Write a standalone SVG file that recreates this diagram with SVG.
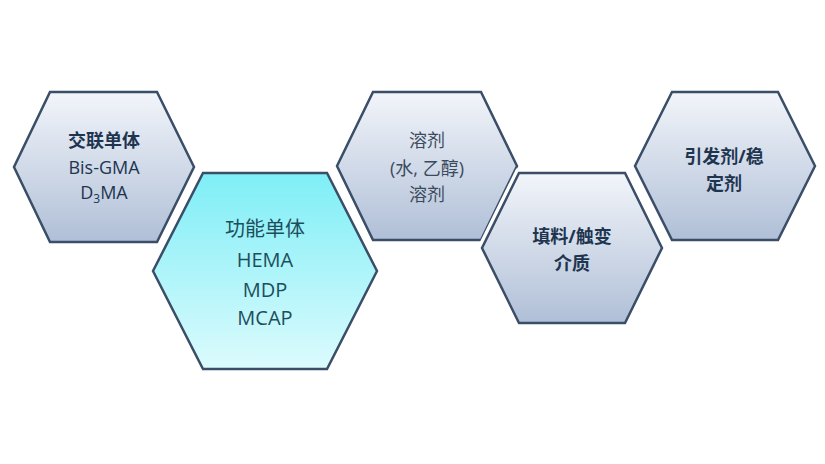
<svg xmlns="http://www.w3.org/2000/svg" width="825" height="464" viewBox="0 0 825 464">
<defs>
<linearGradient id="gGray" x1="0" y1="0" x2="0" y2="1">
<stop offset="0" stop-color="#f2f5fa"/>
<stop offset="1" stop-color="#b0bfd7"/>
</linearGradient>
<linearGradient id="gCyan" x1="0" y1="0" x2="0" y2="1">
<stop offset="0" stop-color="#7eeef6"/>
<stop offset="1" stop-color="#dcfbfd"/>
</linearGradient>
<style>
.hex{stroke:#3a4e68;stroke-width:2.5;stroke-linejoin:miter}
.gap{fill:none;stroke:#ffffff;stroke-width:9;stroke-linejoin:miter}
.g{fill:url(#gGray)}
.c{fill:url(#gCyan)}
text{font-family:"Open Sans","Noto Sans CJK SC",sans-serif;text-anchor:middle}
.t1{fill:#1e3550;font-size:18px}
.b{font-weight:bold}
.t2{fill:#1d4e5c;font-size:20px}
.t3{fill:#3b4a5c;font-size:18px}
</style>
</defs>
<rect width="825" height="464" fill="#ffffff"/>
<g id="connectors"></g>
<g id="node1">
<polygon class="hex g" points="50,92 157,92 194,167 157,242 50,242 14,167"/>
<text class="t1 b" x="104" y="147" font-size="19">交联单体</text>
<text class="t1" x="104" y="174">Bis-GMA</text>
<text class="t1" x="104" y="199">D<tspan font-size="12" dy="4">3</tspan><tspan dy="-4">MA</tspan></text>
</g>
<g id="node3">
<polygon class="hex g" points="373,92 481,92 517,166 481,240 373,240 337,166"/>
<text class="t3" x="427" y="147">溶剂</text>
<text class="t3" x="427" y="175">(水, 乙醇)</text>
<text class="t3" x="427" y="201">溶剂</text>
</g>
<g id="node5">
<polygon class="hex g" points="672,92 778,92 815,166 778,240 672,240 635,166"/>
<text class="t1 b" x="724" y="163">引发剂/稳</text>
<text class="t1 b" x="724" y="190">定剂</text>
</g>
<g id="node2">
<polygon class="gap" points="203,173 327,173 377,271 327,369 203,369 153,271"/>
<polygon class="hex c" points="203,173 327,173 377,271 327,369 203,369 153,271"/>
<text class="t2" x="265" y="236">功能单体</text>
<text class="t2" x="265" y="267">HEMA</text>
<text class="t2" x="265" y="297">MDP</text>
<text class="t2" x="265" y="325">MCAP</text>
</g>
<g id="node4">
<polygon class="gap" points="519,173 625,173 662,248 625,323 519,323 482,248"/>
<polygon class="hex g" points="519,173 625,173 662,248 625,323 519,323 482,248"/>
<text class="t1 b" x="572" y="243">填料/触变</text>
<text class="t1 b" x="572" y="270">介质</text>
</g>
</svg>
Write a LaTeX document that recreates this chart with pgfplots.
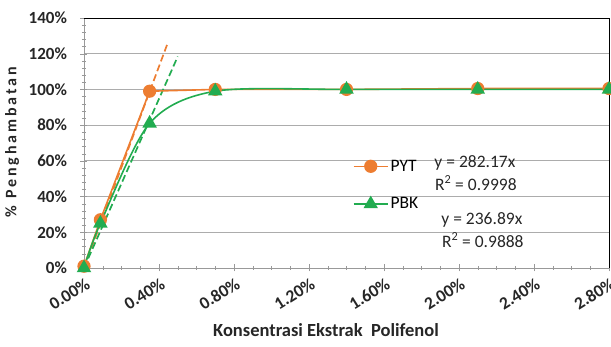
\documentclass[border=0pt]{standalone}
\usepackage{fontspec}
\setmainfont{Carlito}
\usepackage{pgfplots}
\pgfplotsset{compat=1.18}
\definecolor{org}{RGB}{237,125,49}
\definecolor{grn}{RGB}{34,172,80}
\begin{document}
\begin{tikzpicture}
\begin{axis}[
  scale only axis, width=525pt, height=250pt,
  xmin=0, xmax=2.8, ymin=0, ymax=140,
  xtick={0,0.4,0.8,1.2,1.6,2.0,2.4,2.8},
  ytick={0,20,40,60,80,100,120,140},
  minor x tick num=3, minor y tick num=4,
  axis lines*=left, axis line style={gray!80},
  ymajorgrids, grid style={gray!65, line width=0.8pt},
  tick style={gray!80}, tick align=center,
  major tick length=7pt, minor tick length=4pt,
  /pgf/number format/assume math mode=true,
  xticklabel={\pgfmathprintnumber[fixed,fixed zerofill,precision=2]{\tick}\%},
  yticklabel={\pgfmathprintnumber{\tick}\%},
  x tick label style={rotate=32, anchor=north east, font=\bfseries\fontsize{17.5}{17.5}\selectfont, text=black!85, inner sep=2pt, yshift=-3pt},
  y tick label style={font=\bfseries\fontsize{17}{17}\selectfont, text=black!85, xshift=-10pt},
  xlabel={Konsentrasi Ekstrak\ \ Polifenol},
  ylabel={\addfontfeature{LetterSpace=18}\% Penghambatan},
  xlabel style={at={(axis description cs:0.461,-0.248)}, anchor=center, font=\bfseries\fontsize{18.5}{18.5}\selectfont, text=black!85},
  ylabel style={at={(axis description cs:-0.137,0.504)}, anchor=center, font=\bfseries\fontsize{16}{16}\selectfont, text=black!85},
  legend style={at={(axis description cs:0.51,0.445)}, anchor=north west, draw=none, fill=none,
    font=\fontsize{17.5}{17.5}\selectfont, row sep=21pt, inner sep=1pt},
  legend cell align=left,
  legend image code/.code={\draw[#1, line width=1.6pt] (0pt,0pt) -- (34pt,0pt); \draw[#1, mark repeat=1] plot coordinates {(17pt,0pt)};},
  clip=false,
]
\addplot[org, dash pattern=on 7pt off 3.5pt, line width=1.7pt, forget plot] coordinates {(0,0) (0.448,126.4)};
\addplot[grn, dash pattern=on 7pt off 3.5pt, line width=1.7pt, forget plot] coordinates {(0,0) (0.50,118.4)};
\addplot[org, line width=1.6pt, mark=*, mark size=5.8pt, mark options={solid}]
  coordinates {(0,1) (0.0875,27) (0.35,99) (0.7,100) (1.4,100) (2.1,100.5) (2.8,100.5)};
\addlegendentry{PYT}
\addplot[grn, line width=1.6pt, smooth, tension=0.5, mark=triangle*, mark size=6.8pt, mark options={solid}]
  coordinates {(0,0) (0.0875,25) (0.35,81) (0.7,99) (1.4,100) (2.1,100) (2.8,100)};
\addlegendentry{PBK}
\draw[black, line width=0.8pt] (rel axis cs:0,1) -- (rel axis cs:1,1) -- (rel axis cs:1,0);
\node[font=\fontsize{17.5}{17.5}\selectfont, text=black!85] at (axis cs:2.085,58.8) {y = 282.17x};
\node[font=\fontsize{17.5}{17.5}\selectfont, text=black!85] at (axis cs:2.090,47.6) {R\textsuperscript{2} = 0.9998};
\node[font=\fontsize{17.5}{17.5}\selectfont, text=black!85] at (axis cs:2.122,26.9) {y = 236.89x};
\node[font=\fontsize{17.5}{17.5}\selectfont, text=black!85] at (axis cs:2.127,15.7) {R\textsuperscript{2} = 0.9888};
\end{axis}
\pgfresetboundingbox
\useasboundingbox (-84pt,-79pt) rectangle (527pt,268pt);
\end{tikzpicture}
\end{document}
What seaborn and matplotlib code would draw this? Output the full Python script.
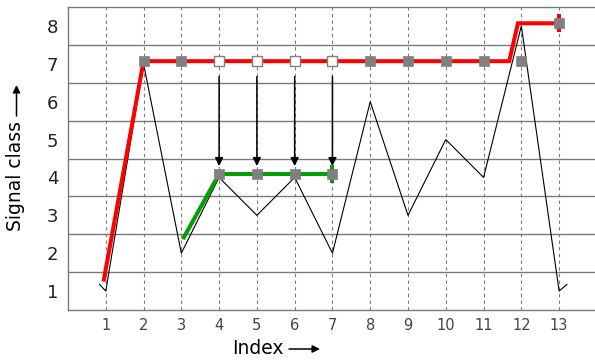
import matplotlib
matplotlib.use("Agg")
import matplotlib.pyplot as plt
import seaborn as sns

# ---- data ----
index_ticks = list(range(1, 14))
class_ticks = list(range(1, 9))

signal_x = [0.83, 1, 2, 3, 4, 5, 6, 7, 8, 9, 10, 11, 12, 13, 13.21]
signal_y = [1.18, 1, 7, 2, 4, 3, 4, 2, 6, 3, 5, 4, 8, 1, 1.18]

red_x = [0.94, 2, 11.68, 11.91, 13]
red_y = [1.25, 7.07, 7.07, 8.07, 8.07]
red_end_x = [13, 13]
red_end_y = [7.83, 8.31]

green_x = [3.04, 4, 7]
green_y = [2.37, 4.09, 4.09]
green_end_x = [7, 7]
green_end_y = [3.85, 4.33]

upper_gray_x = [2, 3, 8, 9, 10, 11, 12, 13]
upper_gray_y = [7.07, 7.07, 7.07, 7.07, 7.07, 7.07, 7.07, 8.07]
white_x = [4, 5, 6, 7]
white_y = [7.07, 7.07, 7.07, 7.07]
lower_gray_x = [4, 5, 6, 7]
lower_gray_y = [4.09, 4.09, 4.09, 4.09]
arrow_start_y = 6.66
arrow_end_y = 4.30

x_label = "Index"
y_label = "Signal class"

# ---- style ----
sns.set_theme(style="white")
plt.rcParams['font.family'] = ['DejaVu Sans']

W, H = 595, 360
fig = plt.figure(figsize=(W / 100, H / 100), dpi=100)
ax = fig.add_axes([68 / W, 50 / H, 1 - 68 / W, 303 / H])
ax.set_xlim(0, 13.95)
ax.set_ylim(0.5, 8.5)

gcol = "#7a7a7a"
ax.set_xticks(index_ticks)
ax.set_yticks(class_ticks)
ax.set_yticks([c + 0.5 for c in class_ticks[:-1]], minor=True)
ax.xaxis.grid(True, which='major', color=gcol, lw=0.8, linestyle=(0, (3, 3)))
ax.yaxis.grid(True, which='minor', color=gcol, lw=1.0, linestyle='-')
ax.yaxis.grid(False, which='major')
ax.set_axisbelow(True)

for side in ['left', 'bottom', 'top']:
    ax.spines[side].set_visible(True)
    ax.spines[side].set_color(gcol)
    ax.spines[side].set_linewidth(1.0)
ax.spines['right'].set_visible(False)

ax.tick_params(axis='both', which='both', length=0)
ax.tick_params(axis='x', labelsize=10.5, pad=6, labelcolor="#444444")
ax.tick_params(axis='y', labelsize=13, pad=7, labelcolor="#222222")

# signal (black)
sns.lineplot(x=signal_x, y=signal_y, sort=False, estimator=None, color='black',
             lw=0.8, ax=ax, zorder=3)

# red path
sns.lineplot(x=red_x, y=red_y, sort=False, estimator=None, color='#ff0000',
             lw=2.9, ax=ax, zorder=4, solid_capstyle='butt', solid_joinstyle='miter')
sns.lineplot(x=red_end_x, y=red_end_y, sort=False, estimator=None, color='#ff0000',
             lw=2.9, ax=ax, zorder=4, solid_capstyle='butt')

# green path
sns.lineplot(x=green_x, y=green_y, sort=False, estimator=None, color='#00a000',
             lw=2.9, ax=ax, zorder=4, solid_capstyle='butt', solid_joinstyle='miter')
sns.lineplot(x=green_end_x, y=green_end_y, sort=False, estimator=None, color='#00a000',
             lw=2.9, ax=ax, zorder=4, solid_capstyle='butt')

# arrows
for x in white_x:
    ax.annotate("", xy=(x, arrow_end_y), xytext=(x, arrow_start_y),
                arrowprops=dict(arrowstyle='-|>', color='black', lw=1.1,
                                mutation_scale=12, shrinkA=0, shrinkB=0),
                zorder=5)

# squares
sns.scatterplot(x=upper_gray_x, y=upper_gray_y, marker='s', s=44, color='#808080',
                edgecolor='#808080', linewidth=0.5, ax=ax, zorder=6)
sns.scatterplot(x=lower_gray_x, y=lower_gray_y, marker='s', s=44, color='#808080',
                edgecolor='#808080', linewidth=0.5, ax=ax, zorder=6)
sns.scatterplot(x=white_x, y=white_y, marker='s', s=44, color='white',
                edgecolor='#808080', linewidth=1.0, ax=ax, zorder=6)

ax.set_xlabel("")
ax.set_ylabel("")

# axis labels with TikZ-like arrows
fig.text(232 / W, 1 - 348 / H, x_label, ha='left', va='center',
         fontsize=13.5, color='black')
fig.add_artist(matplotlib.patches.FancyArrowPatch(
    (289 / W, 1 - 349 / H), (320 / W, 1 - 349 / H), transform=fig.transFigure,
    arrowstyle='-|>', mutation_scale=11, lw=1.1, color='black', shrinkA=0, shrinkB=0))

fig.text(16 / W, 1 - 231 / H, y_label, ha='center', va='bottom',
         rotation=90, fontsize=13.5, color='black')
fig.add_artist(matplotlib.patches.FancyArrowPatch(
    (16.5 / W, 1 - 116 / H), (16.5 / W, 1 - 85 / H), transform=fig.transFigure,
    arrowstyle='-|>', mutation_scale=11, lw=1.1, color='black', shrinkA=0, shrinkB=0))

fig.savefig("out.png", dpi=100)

---+---

Goal: From the listing above, repeat only the lines between the line containing "What seaborn and" and the line containing "plt.rcParams['font.family'] = ['DejaVu Sans']", those two included. Pictures are not part of the copy.

Task result:
What seaborn and matplotlib code would draw this? Output the full Python script.
import matplotlib
matplotlib.use("Agg")
import matplotlib.pyplot as plt
import seaborn as sns

# ---- data ----
index_ticks = list(range(1, 14))
class_ticks = list(range(1, 9))

signal_x = [0.83, 1, 2, 3, 4, 5, 6, 7, 8, 9, 10, 11, 12, 13, 13.21]
signal_y = [1.18, 1, 7, 2, 4, 3, 4, 2, 6, 3, 5, 4, 8, 1, 1.18]

red_x = [0.94, 2, 11.68, 11.91, 13]
red_y = [1.25, 7.07, 7.07, 8.07, 8.07]
red_end_x = [13, 13]
red_end_y = [7.83, 8.31]

green_x = [3.04, 4, 7]
green_y = [2.37, 4.09, 4.09]
green_end_x = [7, 7]
green_end_y = [3.85, 4.33]

upper_gray_x = [2, 3, 8, 9, 10, 11, 12, 13]
upper_gray_y = [7.07, 7.07, 7.07, 7.07, 7.07, 7.07, 7.07, 8.07]
white_x = [4, 5, 6, 7]
white_y = [7.07, 7.07, 7.07, 7.07]
lower_gray_x = [4, 5, 6, 7]
lower_gray_y = [4.09, 4.09, 4.09, 4.09]
arrow_start_y = 6.66
arrow_end_y = 4.30

x_label = "Index"
y_label = "Signal class"

# ---- style ----
sns.set_theme(style="white")
plt.rcParams['font.family'] = ['DejaVu Sans']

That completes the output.